Contrarian: Why the 7x Oversubscription Is Actually a Warning Sign Here’s the counter-intuitive angle: extreme capital concentration in a single narrative often precedes the narrative’s peak. In early 2022, before the LUNA collapse, Terra’s lending protocol Anchor had over $15 billion in deposits paying 20% APY. Everyone thought it was sustainable. I isolated myself in a cabin in Coorg after the crash and wrote about the fragility of trust-based narratives. Today, SK Hynix’s 7x oversubscription feels the same: a collective belief that AI demand will grow forever. But what if it doesn’t? What if the next generation of AI models (e.g., smaller, more efficient) require less HBM? What if Apple or Google designs custom chips that bypass NVIDIA’s ecosystem?
The risk is narrative monoculture. When all the smart money bets on one story, the correction is violent. I've seen this in crypto with the 2021 NFT crash and the 2022 DeFi liquidity crisis. The SK Hynix financing is not a sign of strength; it is a sign of maximum conviction. And maximum conviction is often followed by maximum regret.

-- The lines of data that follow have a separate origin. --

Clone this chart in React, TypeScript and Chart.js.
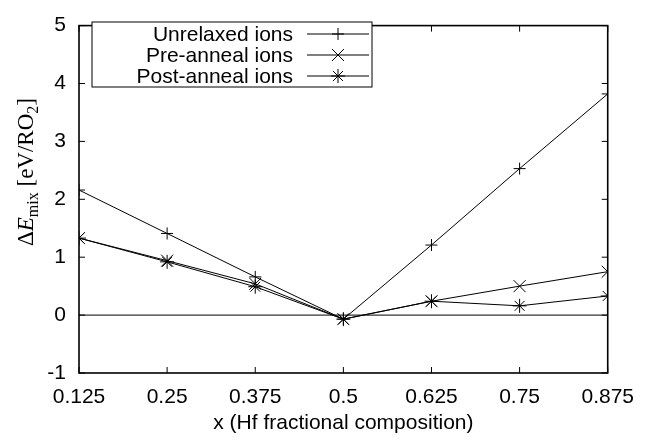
import React, { useEffect, useRef } from "react";
import { Chart, registerables } from "chart.js";

Chart.register(...registerables);

const xValues = [0.125, 0.25, 0.375, 0.5, 0.625, 0.75, 0.875];
const xTickLabels = ["0.125", "0.25", "0.375", "0.5", "0.625", "0.75", "0.875"];
const unrelaxed = [2.16, 1.41, 0.66, -0.07, 1.21, 2.53, 3.82];
const preAnneal = [1.33, 0.94, 0.54, -0.07, 0.24, 0.5, 0.75];
const postAnneal = [1.33, 0.92, 0.49, -0.07, 0.24, 0.16, 0.33];
const zeroLine = [0, 0];
const zeroLineX = [0.125, 0.875];
const seriesNames = ["Unrelaxed ions", "Pre-anneal ions", "Post-anneal ions"];
const seriesStyles = ["cross", "crossRot", "star"];
const seriesRadius = [6, 8.5, 7];
const yMin = -1;
const yMax = 5;

const SANS = "'Liberation Sans', Arial, Helvetica, sans-serif";
const SERIF = "'Liberation Serif', 'Times New Roman', serif";

function drawMarker(ctx: CanvasRenderingContext2D, style: string, x: number, y: number, r: number) {
  ctx.beginPath();
  if (style === "cross" || style === "star") {
    ctx.moveTo(x - r, y);
    ctx.lineTo(x + r, y);
    ctx.moveTo(x, y - r);
    ctx.lineTo(x, y + r);
  }
  if (style === "crossRot" || style === "star") {
    const d = r * Math.SQRT1_2;
    ctx.moveTo(x - d, y - d);
    ctx.lineTo(x + d, y + d);
    ctx.moveTo(x - d, y + d);
    ctx.lineTo(x + d, y - d);
  }
  ctx.stroke();
}

const framePlugin = {
  id: "frame",
  afterDatasetsDraw(chart: any) {
    const ctx = chart.ctx as CanvasRenderingContext2D;
    const { left, right, top, bottom } = chart.chartArea;
    const xs = chart.scales.x;
    const ys = chart.scales.y;
    ctx.save();
    ctx.strokeStyle = "#000";
    ctx.lineWidth = 1.6;
    ctx.strokeRect(left, top, right - left, bottom - top);
    const tl = 6;
    ctx.lineWidth = 1;
    ctx.beginPath();
    xs.ticks.forEach((t: any) => {
      const px = xs.getPixelForValue(t.value);
      ctx.moveTo(px, bottom);
      ctx.lineTo(px, bottom - tl);
      ctx.moveTo(px, top);
      ctx.lineTo(px, top + tl);
    });
    ys.ticks.forEach((t: any) => {
      const py = ys.getPixelForValue(t.value);
      ctx.moveTo(left, py);
      ctx.lineTo(left + tl, py);
      ctx.moveTo(right, py);
      ctx.lineTo(right - tl, py);
    });
    ctx.stroke();

    // legend
    const bx = 92, by = 22, bw = 280, bh = 65;
    ctx.fillStyle = "#fff";
    ctx.fillRect(bx, by, bw, bh);
    ctx.strokeRect(bx, by, bw, bh);
    ctx.fillStyle = "#000";
    ctx.font = `21px ${SANS}`;
    ctx.textAlign = "right";
    ctx.textBaseline = "middle";
    seriesNames.forEach((name, i) => {
      const ry = 34 + i * 21;
      ctx.fillText(name, 293, ry + 1);
      ctx.beginPath();
      ctx.moveTo(307, ry);
      ctx.lineTo(369, ry);
      ctx.stroke();
      drawMarker(ctx, seriesStyles[i], 338, ry, seriesRadius[i]);
    });

    // y axis title
    ctx.translate(33, 172);
    ctx.rotate(-Math.PI / 2);
    ctx.textAlign = "left";
    ctx.textBaseline = "alphabetic";
    const parts: [string, string, number][] = [
      ["Δ", `23px ${SERIF}`, 0],
      ["E", `italic 23px ${SERIF}`, 0],
      ["mix", `16px ${SERIF}`, 5],
      [" [eV/RO", `23px ${SERIF}`, 0],
      ["2", `16px ${SERIF}`, 5],
      ["]", `23px ${SERIF}`, 0],
    ];
    let total = 0;
    parts.forEach(([t, f]) => {
      ctx.font = f;
      total += ctx.measureText(t).width;
    });
    let cx = -total / 2;
    parts.forEach(([t, f, dy]) => {
      ctx.font = f;
      ctx.fillText(t, cx, dy);
      cx += ctx.measureText(t).width;
    });
    ctx.restore();
  },
};

export default function App() {
  const canvasRef = useRef<HTMLCanvasElement | null>(null);
  useEffect(() => {
    if (!canvasRef.current) return;
    const mk = (vals: number[]) => vals.map((v, i) => ({ x: xValues[i], y: v }));
    const datasets: any[] = [
      {
        label: "zero",
        data: zeroLineX.map((x, i) => ({ x, y: zeroLine[i] })),
        borderColor: "#000",
        borderWidth: 1,
        pointRadius: 0,
      },
    ];
    [unrelaxed, preAnneal, postAnneal].forEach((vals, i) => {
      datasets.push({
        label: seriesNames[i],
        data: mk(vals),
        borderColor: "#000",
        borderWidth: 1,
        pointStyle: seriesStyles[i],
        pointRadius: seriesRadius[i],
        pointBorderColor: "#000",
        pointBorderWidth: 1,
        pointBackgroundColor: "#000",
      });
    });
    const chart = new Chart(canvasRef.current, {
      type: "line",
      data: { datasets },
      plugins: [framePlugin],
      options: {
        animation: false,
        responsive: false,
        maintainAspectRatio: false,
        layout: { padding: { top: 17, right: 31, left: 0, bottom: 0 } },
        plugins: { legend: { display: false }, tooltip: { enabled: false } },
        scales: {
          x: {
            type: "linear",
            min: 0.125,
            max: 0.875,
            afterBuildTicks: (s: any) => {
              s.ticks = xValues.map((v) => ({ value: v }));
            },
            afterFit: (s: any) => {
              s.height = 68;
            },
            ticks: {
              color: "#000",
              font: { family: SANS, size: 21 },
              padding: 12,
              maxRotation: 0,
              autoSkip: false,
              callback: (v: any) => {
                const idx = xValues.findIndex((x) => Math.abs(x - Number(v)) < 1e-9);
                return idx >= 0 ? xTickLabels[idx] : "";
              },
            },
            grid: { display: false, drawTicks: false },
            border: { display: false },
            title: {
              display: true,
              text: "x (Hf fractional composition)",
              color: "#000",
              font: { family: SANS, size: 21 },
              padding: { top: 0, bottom: 5 },
            },
          },
          y: {
            type: "linear",
            min: yMin,
            max: yMax,
            afterFit: (s: any) => {
              s.width = 79;
            },
            ticks: {
              stepSize: 1,
              color: "#000",
              font: { family: SANS, size: 21 },
              padding: 13,
            },
            grid: { display: false, drawTicks: false },
            border: { display: false },
          },
        },
      } as any,
    });
    return () => chart.destroy();
  }, []);
  return (
    <div style={{ position: "fixed", left: 0, top: 0, width: 646, height: 441, background: "#fff" }}>
      <canvas ref={canvasRef} width={646} height={441} style={{ width: 646, height: 441 }} />
    </div>
  );
}
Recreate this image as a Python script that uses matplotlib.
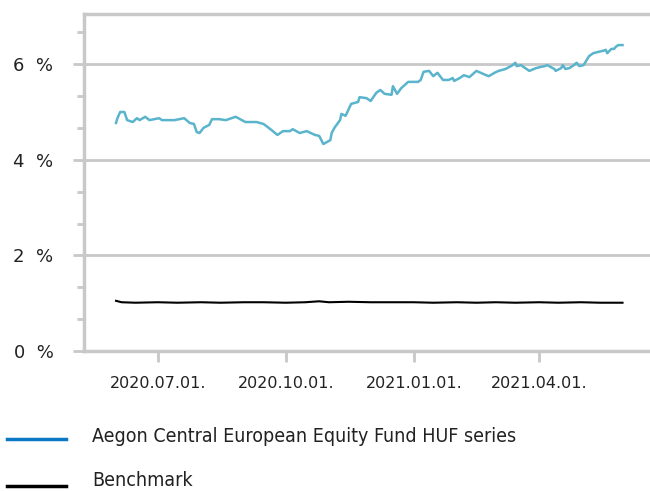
import matplotlib
matplotlib.use("Agg")
import matplotlib.pyplot as plt
from matplotlib.lines import Line2D
from matplotlib.ticker import FixedLocator
import pandas as pd

# fund series
fund_dates = [
    "2020-06-01", "2020-06-02", "2020-06-04", "2020-06-07", "2020-06-09", "2020-06-13",
    "2020-06-16", "2020-06-18", "2020-06-22", "2020-06-25", "2020-07-02", "2020-07-04",
    "2020-07-13", "2020-07-20", "2020-07-24", "2020-07-27", "2020-07-29", "2020-07-31",
    "2020-08-03", "2020-08-07", "2020-08-09", "2020-08-14", "2020-08-19", "2020-08-26",
    "2020-09-02", "2020-09-10", "2020-09-15", "2020-09-20", "2020-09-25", "2020-09-29",
    "2020-10-04", "2020-10-06", "2020-10-11", "2020-10-16", "2020-10-22", "2020-10-25",
    "2020-10-28", "2020-11-02", "2020-11-03", "2020-11-05", "2020-11-09", "2020-11-10",
    "2020-11-13", "2020-11-17", "2020-11-22", "2020-11-23", "2020-11-28", "2020-12-01",
    "2020-12-05", "2020-12-08", "2020-12-11", "2020-12-16", "2020-12-17", "2020-12-20",
    "2020-12-23", "2020-12-28", "2021-01-04", "2021-01-06", "2021-01-08", "2021-01-12",
    "2021-01-15", "2021-01-18", "2021-01-22", "2021-01-26", "2021-01-29", "2021-01-30",
    "2021-02-03", "2021-02-06", "2021-02-10", "2021-02-15", "2021-02-22", "2021-02-24",
    "2021-02-28", "2021-03-03", "2021-03-08", "2021-03-13", "2021-03-15", "2021-03-16",
    "2021-03-19", "2021-03-22", "2021-03-25", "2021-03-30", "2021-04-05", "2021-04-07",
    "2021-04-12", "2021-04-13", "2021-04-17", "2021-04-18", "2021-04-20", "2021-04-23",
    "2021-04-26", "2021-04-28", "2021-04-30", "2021-05-03", "2021-05-07", "2021-05-10",
    "2021-05-14", "2021-05-17", "2021-05-19", "2021-05-20", "2021-05-23", "2021-05-25",
    "2021-05-26", "2021-05-28", "2021-05-31",
]
fund_values = [
    4.77, 4.87, 5.00, 5.00, 4.83, 4.79,
    4.87, 4.83, 4.90, 4.83, 4.87, 4.83,
    4.83, 4.87, 4.77, 4.75, 4.58, 4.56,
    4.67, 4.73, 4.85, 4.85, 4.83, 4.90,
    4.79, 4.79, 4.75, 4.64, 4.52, 4.60,
    4.60, 4.64, 4.56, 4.60, 4.52, 4.50,
    4.33, 4.41, 4.56, 4.67, 4.83, 4.96,
    4.92, 5.17, 5.21, 5.31, 5.29, 5.23,
    5.40, 5.46, 5.38, 5.36, 5.54, 5.38,
    5.50, 5.63, 5.63, 5.67, 5.84, 5.86,
    5.75, 5.82, 5.67, 5.67, 5.71, 5.65,
    5.71, 5.77, 5.73, 5.86, 5.77, 5.75,
    5.82, 5.86, 5.90, 5.98, 6.03, 5.96,
    5.98, 5.92, 5.86, 5.92, 5.96, 5.98,
    5.90, 5.86, 5.92, 5.98, 5.90, 5.92,
    5.98, 6.03, 5.96, 5.98, 6.17, 6.23,
    6.26, 6.28, 6.30, 6.23, 6.32, 6.32,
    6.36, 6.40, 6.40,
]

bench_dates = [
    "2020-06-01", "2020-06-05", "2020-06-15", "2020-07-01", "2020-07-15", "2020-08-01",
    "2020-08-15", "2020-09-01", "2020-09-15", "2020-10-01", "2020-10-15", "2020-10-25",
    "2020-11-01", "2020-11-15", "2020-12-01", "2020-12-15", "2021-01-01", "2021-01-15",
    "2021-02-01", "2021-02-15", "2021-03-01", "2021-03-15", "2021-04-01", "2021-04-15",
    "2021-05-01", "2021-05-15", "2021-05-31",
]
bench_values = [
    1.05, 1.02, 1.01, 1.02, 1.01, 1.02,
    1.01, 1.02, 1.02, 1.01, 1.02, 1.04,
    1.02, 1.03, 1.02, 1.02, 1.02, 1.01,
    1.02, 1.01, 1.02, 1.01, 1.02, 1.01,
    1.02, 1.01, 1.01,
]

x_tick_dates = ["2020-07-01", "2020-10-01", "2021-01-01", "2021-04-01"]
x_tick_labels = ["2020.07.01.", "2020.10.01.", "2021.01.01.", "2021.04.01."]
y_ticks = [0, 2, 4, 6]
y_tick_labels = ["0  %", "2  %", "4  %", "6  %"]

fund_color = "#5ab4cc"
legend_fund_color = "#0a78c4"
grid_color = "#c8c8c8"

fig = plt.figure(figsize=(6.5, 4.91), dpi=100)
ax = fig.add_axes([84 / 650, 140 / 491, 590 / 650, 337 / 491])

ax.plot(pd.to_datetime(fund_dates), fund_values, color=fund_color, lw=1.8)
ax.plot(pd.to_datetime(bench_dates), bench_values, color="black", lw=1.5)

ax.set_xlim(pd.Timestamp("2020-05-09"), pd.Timestamp("2021-07-07"))
ax.set_ylim(0, 7.05)

ax.set_yticks(y_ticks)
ax.set_yticklabels(y_tick_labels)
ax.yaxis.set_minor_locator(FixedLocator([2 / 3, 4 / 3, 8 / 3, 10 / 3, 14 / 3, 16 / 3, 20 / 3]))
ax.set_xticks(pd.to_datetime(x_tick_dates))
ax.set_xticklabels(x_tick_labels)

ax.grid(axis="y", color=grid_color, lw=2)
ax.set_axisbelow(True)
for side in ["left", "top", "bottom"]:
    ax.spines[side].set_color(grid_color)
    ax.spines[side].set_linewidth(2.5)
ax.spines["right"].set_visible(False)

ax.tick_params(axis="y", which="major", length=8, width=2, color=grid_color,
               labelsize=13, labelcolor="#222222", pad=14)
ax.tick_params(axis="y", which="minor", length=5, width=2, color=grid_color)
ax.tick_params(axis="x", length=8, width=2, color=grid_color,
               labelsize=11.5, labelcolor="#222222", pad=10)

# legend, drawn below the axes
fig.add_artist(Line2D([7 / 650, 66 / 650], [1 - 439 / 491] * 2, color=legend_fund_color, lw=2.5))
fig.text(92 / 650, 1 - 437 / 491, "Aegon Central European Equity Fund HUF series",
         va="center", ha="left", fontsize=14, fontstretch="condensed", color="#222222")
fig.add_artist(Line2D([7 / 650, 66 / 650], [1 - 486 / 491] * 2, color="black", lw=2.5))
fig.text(92 / 650, 1 - 480 / 491, "Benchmark",
         va="center", ha="left", fontsize=14, fontstretch="condensed", color="#222222")

fig.savefig("out.png", dpi=100)
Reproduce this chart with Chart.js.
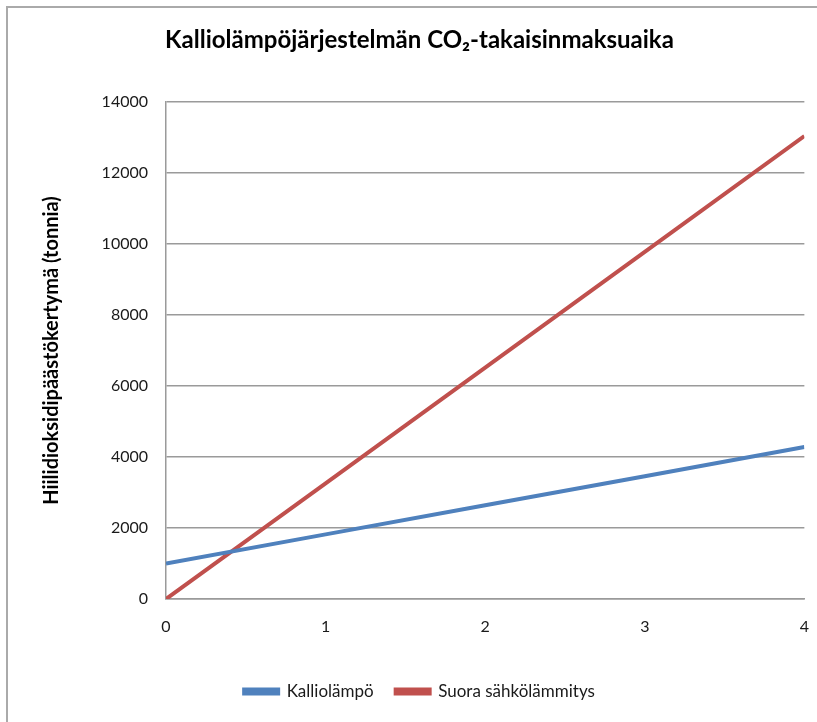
<!DOCTYPE html>
<html>
<head>
<meta charset="utf-8">
<script src="https://cdn.jsdelivr.net/npm/chart.js@4/dist/chart.umd.min.js"></script>
<style>
  html, body { margin: 0; padding: 0; background: #fff; }
  #wrap { position: relative; width: 817px; height: 722px; }
  #frame {
    position: absolute; left: 6px; top: 6px; right: 0; bottom: 0;
    border-left: 2px solid #aaa; border-top: 2px solid #aaa;
    pointer-events: none;
  }
</style>
</head>
<body>
<div id="wrap">
  <canvas id="chart" width="817" height="722"></canvas>
  <div id="frame"></div>
</div>
<script>
// Vuodet ja kertymät luettu kuvasta
const years = [0, 1, 2, 3, 4];
const kalliolampo = [1000, 1820, 2640, 3460, 4280];
const suoraSahko = [0, 3260, 6520, 9780, 13040];
const yTicks = [0, 2000, 4000, 6000, 8000, 10000, 12000, 14000];

const fontFamily = 'Lato, "Open Sans", sans-serif';
const gridColor = '#9a9a9a';
const textColor = '#1a1a1a';

function toPoints(values) {
    return years.map((x, i) => ({ x: x, y: values[i] }));
}

const ctx = document.getElementById('chart').getContext('2d');

new Chart(ctx, {
    type: 'line',
    data: {
        datasets: [
            {
                label: 'Kalliolämpö',
                data: toPoints(kalliolampo),
                borderColor: '#4F81BD',
                backgroundColor: '#4F81BD',
                borderWidth: 4,
                pointRadius: 0,
                tension: 0
            },
            {
                label: 'Suora sähkölämmitys',
                data: toPoints(suoraSahko),
                borderColor: '#C0504D',
                backgroundColor: '#C0504D',
                borderWidth: 4,
                pointRadius: 0,
                tension: 0
            }
        ]
    },
    options: {
        responsive: false,
        animation: false,
        layout: { padding: { left: 24, right: 2, top: 0, bottom: 12 } },
        plugins: {
            title: {
                display: true,
                text: 'Kalliolämpöjärjestelmän CO₂-takaisinmaksuaika',
                color: '#000',
                font: { family: fontFamily, size: 24, weight: 'bold' },
                padding: { top: 26, bottom: 47.2 }
            },
            legend: {
                position: 'bottom',
                labels: {
                    color: textColor,
                    font: { family: fontFamily, size: 17 },
                    boxWidth: 34,
                    boxHeight: 4,
                    padding: 22
                }
            },
            tooltip: { enabled: false }
        },
        scales: {
            x: {
                type: 'linear',
                min: 0,
                max: 4,
                ticks: {
                    stepSize: 1,
                    color: textColor,
                    padding: 8,
                    font: { family: fontFamily, size: 16 }
                },
                // tickLength vie nimikkeitä alemmas, viivoja ei piirretä
                grid: { display: false, drawTicks: true, tickLength: 10 },
                border: { display: true, color: gridColor, width: 1.5 },
                afterFit: scale => { scale.height = 62; }
            },
            y: {
                min: 0,
                max: 14000,
                afterBuildTicks: scale => {
                    scale.ticks = yTicks.map(v => ({ value: v }));
                },
                ticks: {
                    color: textColor,
                    padding: 18,
                    font: { family: fontFamily, size: 16 },
                    callback: value => String(value)
                },
                grid: { color: gridColor, lineWidth: 1.5, drawTicks: false },
                border: { display: true, color: gridColor, width: 1.5 },
                title: {
                    display: true,
                    text: 'Hiilidioksidipäästökertymä (tonnia)',
                    color: '#000',
                    font: { family: fontFamily, size: 20, weight: 'bold' },
                    padding: { top: 16, bottom: 0 }
                },
                afterFit: scale => { scale.width = 142; }
            }
        }
    }
});
</script>
</body>
</html>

For Web3, this means: if the AI narrative cracks, the "AI+Crypto" narrative will collapse ten times faster. Projects that borrowed the AI halo but have no real tech differentiation will be wiped out. The contrarian play? Watch for projects that explicitly hedge against centralized GPU dominance—maybe those using FPGAs or custom ASICs for ZK proofs, or protocols that aggregate compute across heterogeneous hardware rather than just NVIDIA GPUs. These are the ones that will survive when the SK Hynix euphoria fades.
Takeaway: The Next Narrative Begins in Silence The ETF didn't bring the flood. SK Hynix did, but the floodwater is not heading toward Web3. It's heading toward centralized hardware. The narrative shifted from "decentralization" to "efficiency." The question every Web3 builder must ask is not how to catch the wave, but how to build a boat that can navigate the wake.
I will be watching for one signal: when SK Hynix’s next earnings call reveals that HBM revenue growth is slowing. That day, the silence will break again—and the next flood might finally head toward DePIN. But only if the infrastructure is ready.